The Pentagon has money to develop innovative new products; the Defense Innovation Board has recommendations to make those investments more effective.

When it comes to developing new technology, the so-called “valley of death” starts to look more like a bridge in need of repairs. Those repairs are needed across the entire span including both sides and the middle.

While both House and Senate versions of 2024 National Defense Authorization Act offer amendments to strengthen the defense industrial base, new recommendations from the Defense Innovation Board (DIB) said the path through the valley still has too many ways for innovation to die.

A report on strategic capital from the DIB said the problem isn’t the level of investment, it is how the investment dollars are used. At a July 18 meeting, the board presented its report called “Terraforming the Valley of Death.”  The study included five multi-point recommendations for ways DoD can help industry ore successfully navigate the innovation-to-production process.

Among the recommendations were adopting the best practices from each of the services, adopting financial metrics that can be understood and audited by both industry and DoD, and building new supply chains.

“DoD wants to be an investor, it just doesn’t know how to do that,” said Will Roper, the strategic capital task force task chairman.

The recommendations divided the valley of death concept into three parts — the investment side of the valley where DoD funds research and development (R&D); the middle of the valley where support for development drops off; and the procurement side of the valley where the Pentagon spends the bulk of its money.

“The term ‘valley of death’ came up so recurrently in our study, we decided to embrace it. We systematically walked from one side of the valley to the other and identified reforms that we thought were needed, so that companies can routinely get to recurring revenue.” Roper said.

The middle of the valley, or the time between R&D and production, remains one of the biggest points of failure for companies developing products, Roper said. DoD needs to develop an “oasis” of funding to support companies in the middle stage of development.

“Only 16% of companies that got an early stage investment contract actually made it to the next step of phase three that can put them into procurement. It’s not really a high percentage,” Roper said.

The NDAA has provisions that attempt to shore up the middle stage of the development process. At a recent National Defense Industrial Association (NDIA) seminar on Joint All-Domain Command and Control, House Armed Services Committee member Rob Wittman (R-Va.) said Congress needs to nudge the process along with appropriations and authorizations. He pointed to a recent change to make the Defense Innovation Unit a direct report to the Secretary of Defense, and the start of the Office of Strategic Capital. However, he said more needs to be done to bolster Phase 2 of the Small Business Innovation Research (SBIR) program. Companies with a product or technology can apply for phase two funding six months to two years after an initial SBIR award. It is designed to get the product to a point where it can go into commercial production.
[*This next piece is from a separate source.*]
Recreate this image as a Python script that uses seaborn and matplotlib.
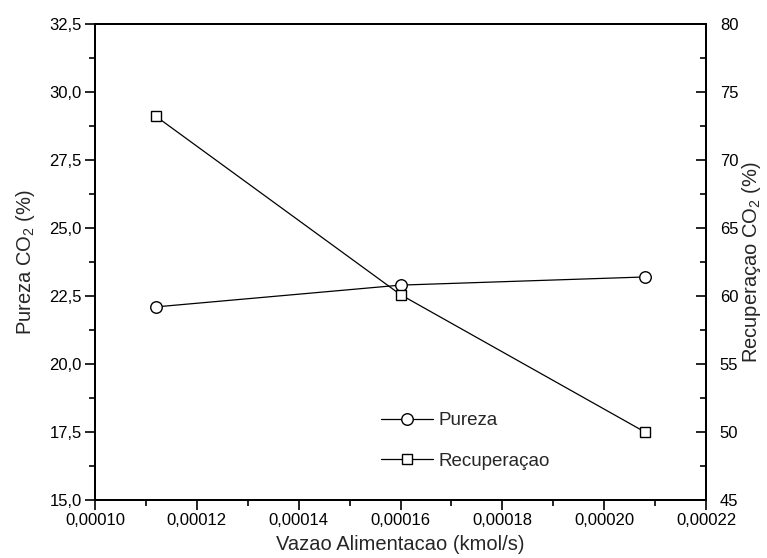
import matplotlib
matplotlib.use("Agg")
import matplotlib.pyplot as plt
import seaborn as sns
import pandas as pd
from matplotlib.ticker import FuncFormatter, MultipleLocator
from matplotlib.lines import Line2D

# Feed flow rate (kmol/s) and the two responses
vazao = [0.000112, 0.000160, 0.000208]
pureza = [22.1, 22.9, 23.2]
recuperacao = [73.2, 60.1, 50.0]

sns.set_theme(style="white")
plt.rcParams["font.family"] = ["Liberation Sans", "DejaVu Sans"]
plt.rcParams["mathtext.fontset"] = "custom"
plt.rcParams["mathtext.rm"] = "Liberation Sans"
plt.rcParams["mathtext.it"] = "Liberation Sans:italic"

df = pd.DataFrame({"vazao": vazao, "pureza": pureza, "recuperacao": recuperacao})

fig = plt.figure(figsize=(7.67, 5.58), dpi=100)
W, H = 767, 558
left, right, top, bottom = 95, 706, 24, 500
ax = fig.add_axes([left / W, 1 - bottom / H, (right - left) / W, (bottom - top) / H])
ax2 = ax.twinx()

circ = dict(marker="o", markersize=8.3, markerfacecolor="white",
            markeredgecolor="black", markeredgewidth=1.0)
sq = dict(marker="s", markersize=7.0, markerfacecolor="white",
          markeredgecolor="black", markeredgewidth=1.0)

sns.lineplot(data=df, x="vazao", y="pureza", ax=ax, color="black", lw=0.9, **circ)
sns.lineplot(data=df, x="vazao", y="recuperacao", ax=ax2, color="black", lw=0.9, **sq)

ax.set_xlim(0.00010, 0.00022)
ax.set_ylim(15.0, 32.5)
ax2.set_ylim(45, 80)

ax.xaxis.set_major_locator(MultipleLocator(0.00002))
ax.xaxis.set_minor_locator(MultipleLocator(0.00001))
ax.yaxis.set_major_locator(MultipleLocator(2.5))
ax.yaxis.set_minor_locator(MultipleLocator(1.25))
ax2.yaxis.set_major_locator(MultipleLocator(5))
ax2.yaxis.set_minor_locator(MultipleLocator(2.5))

ax.xaxis.set_major_formatter(FuncFormatter(lambda v, p: f"{v:.5f}".replace(".", ",")))
ax.yaxis.set_major_formatter(FuncFormatter(lambda v, p: f"{v:.1f}".replace(".", ",")))
ax2.yaxis.set_major_formatter(FuncFormatter(lambda v, p: f"{v:.0f}"))

for a in (ax, ax2):
    for s in a.spines.values():
        s.set_visible(True)
        s.set_color("black")
        s.set_linewidth(1.4)

ax.tick_params(axis="both", which="major", direction="out", length=7, width=1.2,
               labelsize=12, colors="black", pad=2.5)
ax.tick_params(axis="both", which="minor", direction="out", length=4, width=1.2, colors="black")
ax.tick_params(axis="x", which="both", top=False, bottom=True)
ax.tick_params(axis="y", which="both", left=True, right=False)
ax2.tick_params(axis="y", which="major", direction="in", length=7, width=1.2,
                labelsize=12, colors="black", pad=10)
ax2.tick_params(axis="y", which="minor", direction="in", length=4, width=1.2, colors="black")

ax.set_xlabel("Vazao Alimentacao (kmol/s)", fontsize=14.5, labelpad=5)
ax.set_ylabel("Pureza CO$_2$ (%)", fontsize=14.5, labelpad=9)
ax2.set_ylabel("Recuperaçao CO$_2$ (%)", fontsize=14.5, labelpad=1)

handles = [
    Line2D([], [], color="black", lw=0.9, **circ),
    Line2D([], [], color="black", lw=0.9, **sq),
]
ax2.legend(handles, ["Pureza", "Recuperaçao"], loc="upper left",
           bbox_to_anchor=(0.44, 0.22), frameon=False, fontsize=13.5,
           handlelength=2.8, labelspacing=1.25, handletextpad=0.3)

fig.savefig("out.png", dpi=100)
“I want to make sure the great work that goes on with phase two efforts under SBIR actually get to scalability. We have great ideas here, but they’re not going to make a difference unless we can scale them — unless we can get them to Phase 3,”  Wittman said.
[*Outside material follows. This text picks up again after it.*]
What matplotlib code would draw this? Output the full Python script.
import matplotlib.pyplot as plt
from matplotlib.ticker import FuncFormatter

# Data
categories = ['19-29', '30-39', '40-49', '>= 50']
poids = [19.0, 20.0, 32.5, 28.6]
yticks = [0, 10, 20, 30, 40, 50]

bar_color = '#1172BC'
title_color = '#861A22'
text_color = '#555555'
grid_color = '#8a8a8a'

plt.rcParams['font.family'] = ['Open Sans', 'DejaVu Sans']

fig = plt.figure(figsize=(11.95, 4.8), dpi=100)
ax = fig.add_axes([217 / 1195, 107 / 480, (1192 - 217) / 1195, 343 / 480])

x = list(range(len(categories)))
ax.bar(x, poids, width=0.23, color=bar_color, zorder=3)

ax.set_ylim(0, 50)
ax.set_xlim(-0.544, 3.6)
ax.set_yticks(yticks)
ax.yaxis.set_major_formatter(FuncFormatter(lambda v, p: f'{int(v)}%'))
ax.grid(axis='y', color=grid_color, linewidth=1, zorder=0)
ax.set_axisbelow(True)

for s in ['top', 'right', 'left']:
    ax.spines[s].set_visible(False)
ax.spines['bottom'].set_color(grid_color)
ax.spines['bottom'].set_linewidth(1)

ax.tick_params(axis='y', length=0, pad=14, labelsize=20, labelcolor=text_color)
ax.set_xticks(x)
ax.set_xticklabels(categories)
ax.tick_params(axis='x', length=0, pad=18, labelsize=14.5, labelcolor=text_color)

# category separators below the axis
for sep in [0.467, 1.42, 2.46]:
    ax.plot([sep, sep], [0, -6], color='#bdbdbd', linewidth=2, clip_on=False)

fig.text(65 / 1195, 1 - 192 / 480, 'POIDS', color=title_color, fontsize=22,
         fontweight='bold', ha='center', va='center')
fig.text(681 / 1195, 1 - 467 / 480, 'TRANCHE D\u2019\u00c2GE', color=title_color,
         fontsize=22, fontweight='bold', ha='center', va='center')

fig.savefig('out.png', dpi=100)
At the beginning and end of the innovation to production process, the DIB report highlighted a failure of the Pentagon to work closely enough with industry. Roper said DoD made way too many small investments instead of sticking with the best companies in its portfolio.

The Navy expanded its use of SBIR investments, but the majority of the money goes to Phase 1 projects.

“Some of the systemic issues we saw were not leveraging the total market potential of the DoD. There’s a lot of overlap between military needs and commercial ones, that part of the DoD has a value proposition that it’s not leveraging. It’s not generating product-market fit via its investments — a lot of its R&D is spent completely separately from the [Program Objective Memorandum (POM)] process.” Roper said.

Wittman said industry and DoD needed better ways to communicate.

In an interview with Federal News Network, he said DoD needed a “windshield” of transparency so that industry representatives could talk directly with service members to get a better understanding of their needs.

“For many companies, the Pentagon is a mystery. Many times, they have great technology, but they don’t know how to navigate that. What we want to make sure is folks that have an innovative idea can figure out how they might take an opportunity to put that before folks in the Pentagon,” Wittman said.